Step 3b: API-based transcription
Use the bundled transcription script. It reads credentials from ~/.transcribe_video.env.
Prerequisites check
-
Verify the env file exists:
test -f ~/.transcribe_video.env && echo "OK" || echo "MISSING"
-
If MISSING, tell the user to create ~/.transcribe_video.env with:
OPENAI_API_KEY=your-key-here
# Optional Base URL:
# OPENAI_API_BASE=https://<base-url>/v1/
# Optional Model Name:
# TRANSCRIBE_MODEL=gpt-4o-transcribe
Wait for the user to confirm before proceeding.
-
Verify dependencies:
python3 -c "from openai import OpenAI; from dotenv import load_dotenv; print('OK')" 2>&1
If missing: pip install openai python-dotenv
Run transcription
python3 <skill_directory>/scripts/transcribe.py "<video_path>"

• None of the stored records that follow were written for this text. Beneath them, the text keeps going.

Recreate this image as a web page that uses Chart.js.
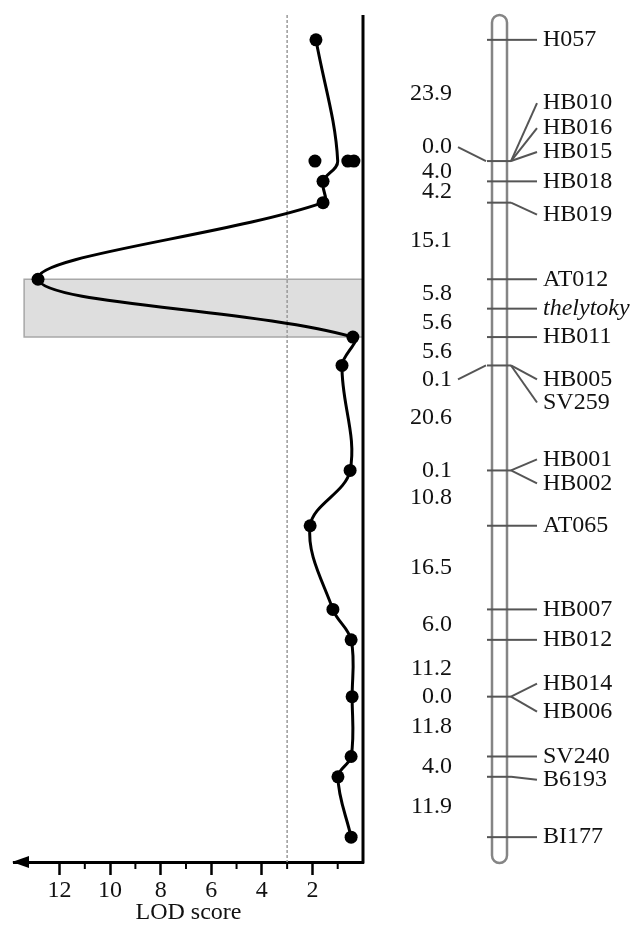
<!DOCTYPE html>
<html>
<head>
<meta charset="utf-8">
<script src="https://cdn.jsdelivr.net/npm/chart.js@4.4.0/dist/chart.umd.min.js"></script>
<style>
  html, body { margin: 0; padding: 0; background: #fff; }
  #wrap { position: relative; width: 631px; height: 930px; }
</style>
</head>
<body>
<div id="wrap"><canvas id="lodChart"></canvas></div>
<script>
// LOD profile: position on the map (cM) and LOD score
const lodPos = [0, 23.9, 27.9, 32.1, 47.2, 58.6, 64.2, 84.9, 95.8, 112.3, 118.3, 129.5, 141.3, 145.3, 157.2];
const lodVal = [1.86, 1.0, 1.58, 1.58, 12.85, 0.4, 0.83, 0.51, 2.09, 1.19, 0.47, 0.43, 0.47, 0.99, 0.47];
const lodDot = [true, false, true, true, true, true, true, true, true, true, true, true, true, true, true];

// loose dots at the HB010/HB016/HB015 locus
const extraPos = [23.9, 23.9, 23.9];
const extraVal = [1.9, 0.6, 0.36];

const threshold = 3.0;
const ciStart = 47.2;
const ciEnd = 58.6;
const ciLod = 13.4;
const lodTickLabels = [2, 4, 6, 8, 10, 12];

// linkage map: loci (markers at the same spot grouped), printed gaps between loci
const loci = [
  ['H057'], ['HB010', 'HB016', 'HB015'], ['HB018'], ['HB019'], ['AT012'], ['thelytoky'],
  ['HB011'], ['HB005', 'SV259'], ['HB001', 'HB002'], ['AT065'], ['HB007'], ['HB012'],
  ['HB014', 'HB006'], ['SV240'], ['B6193'], ['BI177']
];
const lociGap = [23.9, 4.0, 4.2, 15.1, 5.8, 5.6, 5.6, 20.6, 10.8, 16.5, 6.0, 11.2, 11.8, 4.0, 11.9];
const lociSpread = ['', '0.0', '', '', '', '', '', '0.1', '0.1', '', '', '', '0.0', '', '', ''];

const lociPos = [0];
for (let i = 0; i < lociGap.length; i++) {
  lociPos.push(lociPos[i] + (parseFloat(lociSpread[i]) || 0) + lociGap[i]);
}

// drawing layout for the map (pixels)
const chromLeft = 492, chromRight = 507;
const tickLeft = 487, forkX = 511, tickRight = 537, labelX = 543, numRight = 452;
const labelShift = { HB010: -58, HB016: -33, HB015: -9, HB019: 12, HB005: 14, SV259: 37,
  HB001: -11, HB002: 13, HB014: -13, HB006: 15, B6193: 3 };
const spreadShift = { 1: -14, 7: 14 };
const gapShift = { 0: -7 };
const serif = '"Liberation Serif", "Times New Roman", serif';
const fontPx = 24;

const mapPlugin = {
  id: 'linkageMap',
  afterDraw(chart) {
    const { ctx, chartArea } = chart;
    const x = chart.scales.x, y = chart.scales.y;
    const zeroX = x.getPixelForValue(0);
    ctx.save();

    // right border of the LOD panel
    ctx.strokeStyle = '#000';
    ctx.lineWidth = 3;
    ctx.beginPath();
    ctx.moveTo(zeroX, chartArea.top);
    ctx.lineTo(zeroX, chartArea.bottom + 1.5);
    ctx.stroke();

    // minor ticks
    ctx.lineWidth = 2;
    for (let v = 1; v <= 11; v += 2) {
      const px = x.getPixelForValue(v);
      ctx.beginPath();
      ctx.moveTo(px, chartArea.bottom);
      ctx.lineTo(px, chartArea.bottom + 7);
      ctx.stroke();
    }

    // arrow head at the high-LOD end
    ctx.fillStyle = '#000';
    ctx.beginPath();
    ctx.moveTo(chartArea.left - 2, chartArea.bottom);
    ctx.lineTo(chartArea.left + 15, chartArea.bottom - 6);
    ctx.lineTo(chartArea.left + 15, chartArea.bottom + 6);
    ctx.closePath();
    ctx.fill();

    // chromosome
    const top = chartArea.top, bot = chartArea.bottom + 1;
    const r = (chromRight - chromLeft) / 2, cx = (chromLeft + chromRight) / 2;
    ctx.strokeStyle = '#858585';
    ctx.lineWidth = 2.5;
    ctx.beginPath();
    ctx.moveTo(chromLeft, top + r);
    ctx.arc(cx, top + r, r, Math.PI, 0);
    ctx.lineTo(chromRight, bot - r);
    ctx.arc(cx, bot - r, r, 0, Math.PI);
    ctx.closePath();
    ctx.stroke();

    ctx.strokeStyle = '#555';
    ctx.lineWidth = 2;
    ctx.fillStyle = '#111';
    ctx.textBaseline = 'middle';

    loci.forEach((names, i) => {
      const py = y.getPixelForValue(lociPos[i]);
      ctx.beginPath();
      ctx.moveTo(tickLeft, py);
      ctx.lineTo(forkX, py);
      ctx.stroke();
      names.forEach(name => {
        const ly = py + (labelShift[name] || 0);
        ctx.beginPath();
        ctx.moveTo(forkX, py);
        ctx.lineTo(tickRight, ly);
        ctx.stroke();
        ctx.textAlign = 'left';
        ctx.font = (name === 'thelytoky' ? 'italic ' : '') + fontPx + 'px ' + serif;
        ctx.fillText(name, labelX, ly);
      });

      ctx.font = fontPx + 'px ' + serif;
      ctx.textAlign = 'right';
      if (lociSpread[i]) {
        const sy = py + (spreadShift[i] || 0);
        ctx.fillText(lociSpread[i], numRight, sy);
        if (spreadShift[i]) {
          ctx.beginPath();
          ctx.moveTo(numRight + 6, sy);
          ctx.lineTo(tickLeft - 1, py);
          ctx.stroke();
        }
      }
      if (i < lociGap.length) {
        const mid = y.getPixelForValue((lociPos[i] + lociPos[i + 1]) / 2) + (gapShift[i] || 0);
        ctx.fillText(lociGap[i].toFixed(1), numRight, mid);
      }
    });
    ctx.restore();
  }
};

const toXY = (ys, xs) => ys.map((v, i) => ({ x: xs[i], y: v }));

new Chart(document.getElementById('lodChart'), {
  type: 'scatter',
  data: {
    datasets: [
      {
        data: toXY(lodPos, lodVal),
        showLine: true,
        tension: 0.36,
        borderColor: '#000',
        borderWidth: 3,
        backgroundColor: '#000',
        pointRadius: lodDot.map(d => d ? 6.5 : 0),
        pointBorderWidth: 0,
        order: 0
      },
      {
        data: toXY(extraPos, extraVal),
        showLine: false,
        backgroundColor: '#000',
        pointRadius: 6.5,
        pointBorderWidth: 0,
        order: 0
      },
      {
        data: [{ x: threshold, y: -4.9 }, { x: threshold, y: 162.1 }],
        showLine: true,
        borderColor: '#9a9a9a',
        borderWidth: 1.5,
        borderDash: [3, 2],
        pointRadius: 0,
        order: 1
      },
      {
        data: [{ x: 0, y: ciStart }, { x: ciLod, y: ciStart }, { x: ciLod, y: ciEnd }, { x: 0, y: ciEnd }, { x: 0, y: ciStart }],
        showLine: true,
        borderColor: '#a8a8a8',
        borderWidth: 1.5,
        backgroundColor: '#dedede',
        fill: 'shape',
        pointRadius: 0,
        order: 2
      }
    ]
  },
  options: {
    responsive: true,
    maintainAspectRatio: false,
    animation: false,
    layout: { padding: { left: 14, right: 268, top: 15, bottom: 0 } },
    plugins: { legend: { display: false }, tooltip: { enabled: false } },
    scales: {
      x: {
        type: 'linear',
        reverse: true,
        min: 0,
        max: 13.8,
        afterFit: (scale) => { scale.height = 68; },
        border: { display: true, color: '#000', width: 3 },
        grid: {
          drawOnChartArea: false,
          drawTicks: true,
          tickLength: 13,
          tickWidth: 2.5,
          tickColor: (c) => (c.tick && lodTickLabels.includes(c.tick.value)) ? '#000' : 'rgba(0,0,0,0)'
        },
        ticks: {
          stepSize: 1,
          autoSkip: false,
          maxRotation: 0,
          padding: 1,
          color: '#111',
          font: { family: serif, size: fontPx },
          callback: (v) => lodTickLabels.includes(v) ? String(v) : ''
        },
        title: {
          display: true,
          text: 'LOD score',
          color: '#111',
          font: { family: serif, size: fontPx },
          padding: { top: 0, bottom: 3 }
        }
      },
      y: {
        type: 'linear',
        reverse: true,
        min: -4.9,
        max: 162.1,
        display: false
      }
    }
  },
  plugins: [mapPlugin]
});
</script>
</body>
</html>
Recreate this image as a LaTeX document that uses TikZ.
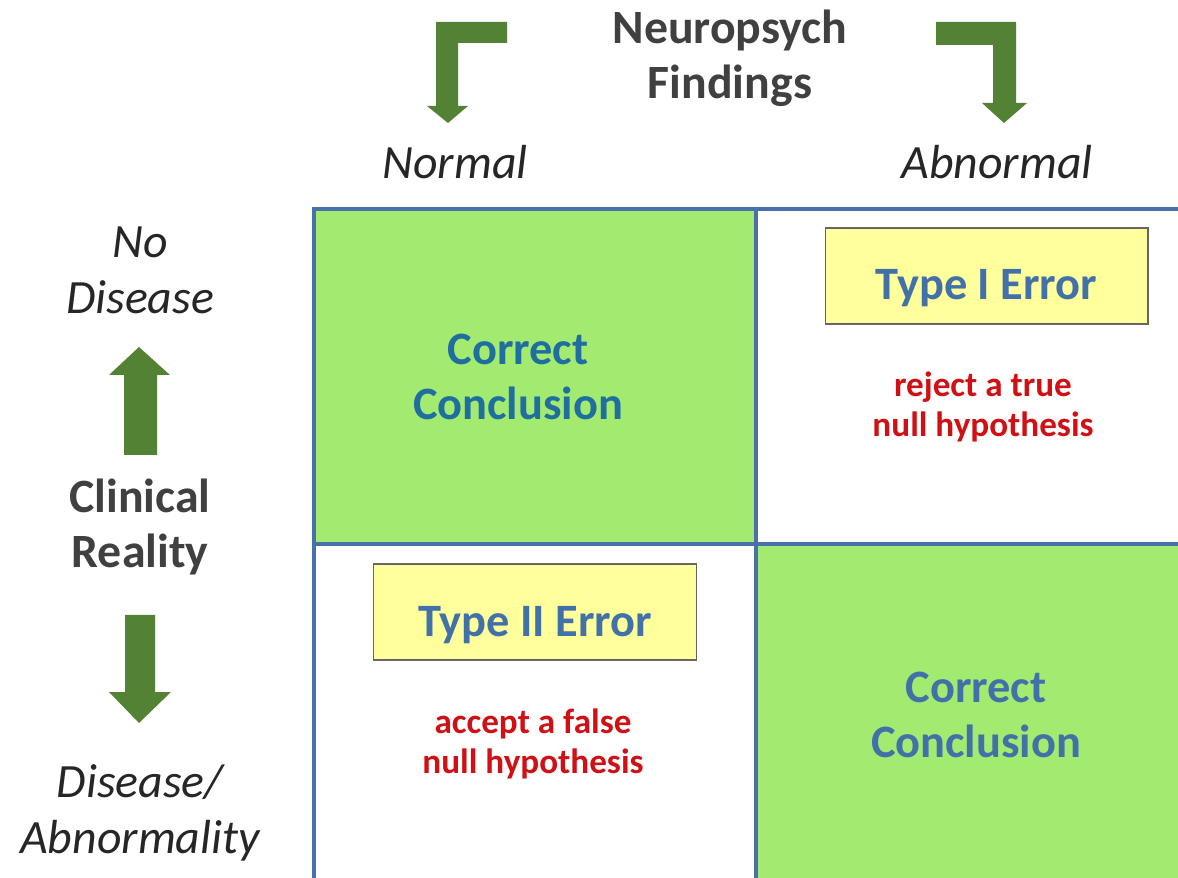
\documentclass[tikz,border=0pt]{standalone}
\usepackage{fontspec}
\setmainfont{Carlito}
\usepackage{tikz}

\definecolor{cellgreen}{RGB}{163,235,112}
\definecolor{gridblue}{RGB}{72,112,170}
\definecolor{notefill}{RGB}{255,255,155}
\definecolor{arrowgreen}{RGB}{84,130,53}
\definecolor{headgray}{RGB}{64,64,64}
\definecolor{errblue}{RGB}{66,112,168}
\definecolor{okteal}{RGB}{30,110,160}
\definecolor{hypred}{RGB}{208,16,20}

\begin{document}
\begin{tikzpicture}[x=0.025cm, y=-0.025cm,
  head/.style={align=center, inner sep=0pt, text=headgray, font=\fontsize{34}{39}\selectfont\bfseries},
  side/.style={align=center, inner sep=0pt, text=black!85, font=\fontsize{34}{40}\selectfont\itshape},
  verdict/.style={align=center, inner sep=0pt, font=\fontsize{33}{39}\selectfont\bfseries},
  hyp/.style={align=center, inner sep=0pt, text=hypred, font=\fontsize{25}{29}\selectfont\bfseries},
  notebox/.style={draw=black!60, line width=0.8pt, fill=notefill, minimum width=8.07cm, minimum height=2.4cm, inner sep=0pt},
  gridline/.style={draw=gridblue, line width=2.8pt}]
\useasboundingbox (0,0) rectangle (1178,878);
\clip (0,0) rectangle (1178,878);
\fill[cellgreen] (314,209) rectangle (756,544);
\fill[cellgreen] (756,544) rectangle (1190,890);
\draw[gridline] (1190,209) -- (314,209) -- (314,890);
\draw[gridline] (756,209) -- (756,890);
\draw[gridline] (314,544) -- (1190,544);
\fill[arrowgreen] (507,22) -- (436,22) -- (436,106) -- (427,106) -- (448,123) -- (468,106) -- (458,106) -- (458,43) -- (507,43) -- cycle;
\fill[arrowgreen] (936,22) -- (1016,22) -- (1016,103) -- (1027,103) -- (1004,123) -- (982,103) -- (993,103) -- (993,45) -- (936,45) -- cycle;
\fill[arrowgreen] (139,347) -- (170,375) -- (157,375) -- (157,455) -- (124,455) -- (124,375) -- (109,375) -- cycle;
\fill[arrowgreen] (125,615) -- (155,615) -- (155,692) -- (171,692) -- (139,723) -- (109,692) -- (125,692) -- cycle;
\node[head] (finding) at (730,58) {Neuropsych\\Findings};
\node[side] (normal) at (455,162) {Normal};
\node[side] (abnormal) at (997,162) {Abnormal};
\node[side] (nodis) at (140,270) {No\\Disease};
\node[head] (reality) at (140,527) {Clinical\\Reality};
\node[side] (dis) at (140,813) {Disease/\\Abnormality};
\node[verdict, text=okteal] (okA) at (518,377) {Correct\\Conclusion};
\node[verdict, text=errblue] (okB) at (976,715) {Correct\\Conclusion};
\node[notebox] (boxA) at (986.5,276) {};
\node[verdict, text=errblue] (typeA) at (986.5,288) {Type I Error};
\node[hyp] (rejA) at (983,407) {reject a true\\null hypothesis};
\node[notebox] (boxB) at (535,612) {};
\node[verdict, text=errblue] (typeB) at (535,625) {Type II Error};
\node[hyp] (accB) at (533,744) {accept a false\\null hypothesis};
\end{tikzpicture}
\end{document}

The script extracts audio (WAV, 16kHz mono), sends it to the API, and saves the transcript to <video_name>.txt next to the video file.
Step 4: Report results
Tell the user:
- Where the transcript file was saved
- How many lines / approximate word count
- Whether it came from embedded subtitles or API transcription
- Display the first few lines as a preview